_DIRECTION_
Collect all lines below with the string "matplotlib".

_DATA PROVIDED_

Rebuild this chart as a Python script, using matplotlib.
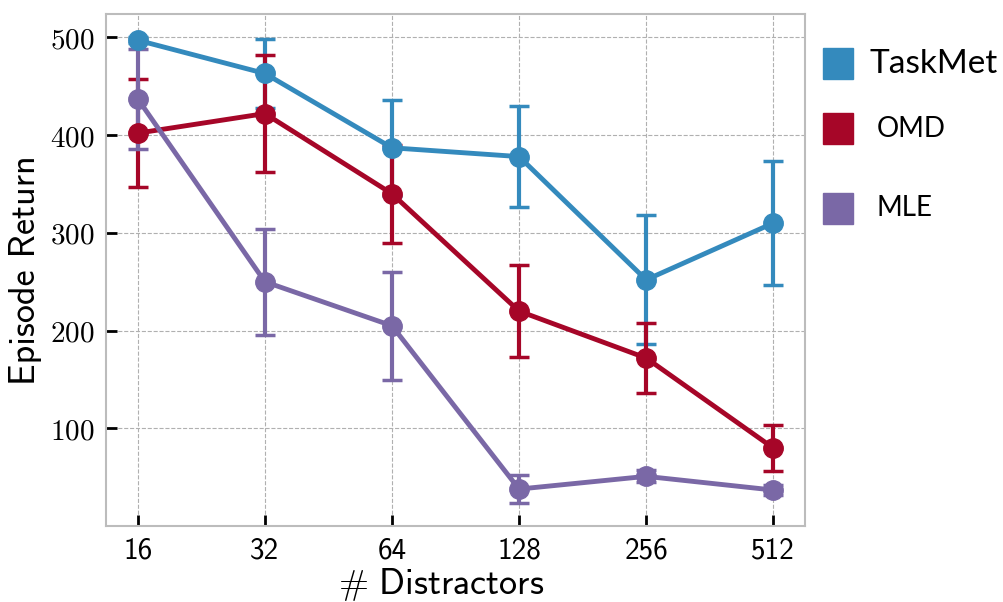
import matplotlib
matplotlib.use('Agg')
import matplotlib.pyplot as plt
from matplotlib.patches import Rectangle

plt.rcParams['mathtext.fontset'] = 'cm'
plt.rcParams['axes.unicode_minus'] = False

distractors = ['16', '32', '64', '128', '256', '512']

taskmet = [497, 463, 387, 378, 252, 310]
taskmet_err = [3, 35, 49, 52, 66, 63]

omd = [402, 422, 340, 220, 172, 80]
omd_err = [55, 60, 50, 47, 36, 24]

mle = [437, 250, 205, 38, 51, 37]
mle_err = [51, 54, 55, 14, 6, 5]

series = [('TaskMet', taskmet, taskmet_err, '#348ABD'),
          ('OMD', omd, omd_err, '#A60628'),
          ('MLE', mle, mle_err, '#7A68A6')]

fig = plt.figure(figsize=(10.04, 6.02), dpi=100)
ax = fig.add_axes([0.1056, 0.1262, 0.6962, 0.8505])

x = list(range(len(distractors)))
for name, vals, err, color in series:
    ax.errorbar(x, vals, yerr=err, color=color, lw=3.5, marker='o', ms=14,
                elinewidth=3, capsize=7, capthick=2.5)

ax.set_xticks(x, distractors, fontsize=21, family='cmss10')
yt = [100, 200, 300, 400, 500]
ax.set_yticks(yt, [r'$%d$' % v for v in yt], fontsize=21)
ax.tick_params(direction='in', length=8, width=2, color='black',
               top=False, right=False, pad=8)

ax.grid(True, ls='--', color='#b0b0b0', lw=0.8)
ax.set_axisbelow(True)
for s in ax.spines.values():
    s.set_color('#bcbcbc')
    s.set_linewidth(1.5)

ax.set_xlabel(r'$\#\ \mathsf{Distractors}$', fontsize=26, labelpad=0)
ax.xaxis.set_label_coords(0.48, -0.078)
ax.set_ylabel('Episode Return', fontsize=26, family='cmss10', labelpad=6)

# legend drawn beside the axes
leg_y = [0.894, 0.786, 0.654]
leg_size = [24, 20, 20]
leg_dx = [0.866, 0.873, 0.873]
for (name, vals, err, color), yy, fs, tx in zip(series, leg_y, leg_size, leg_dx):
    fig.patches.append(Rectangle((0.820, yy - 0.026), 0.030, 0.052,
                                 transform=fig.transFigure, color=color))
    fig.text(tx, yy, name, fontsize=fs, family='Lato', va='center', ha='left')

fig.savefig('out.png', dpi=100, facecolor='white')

_EXERCISE SOLUTION_
Rebuild this chart as a Python script, using matplotlib.
import matplotlib
matplotlib.use('Agg')
import matplotlib.pyplot as plt
from matplotlib.patches import Rectangle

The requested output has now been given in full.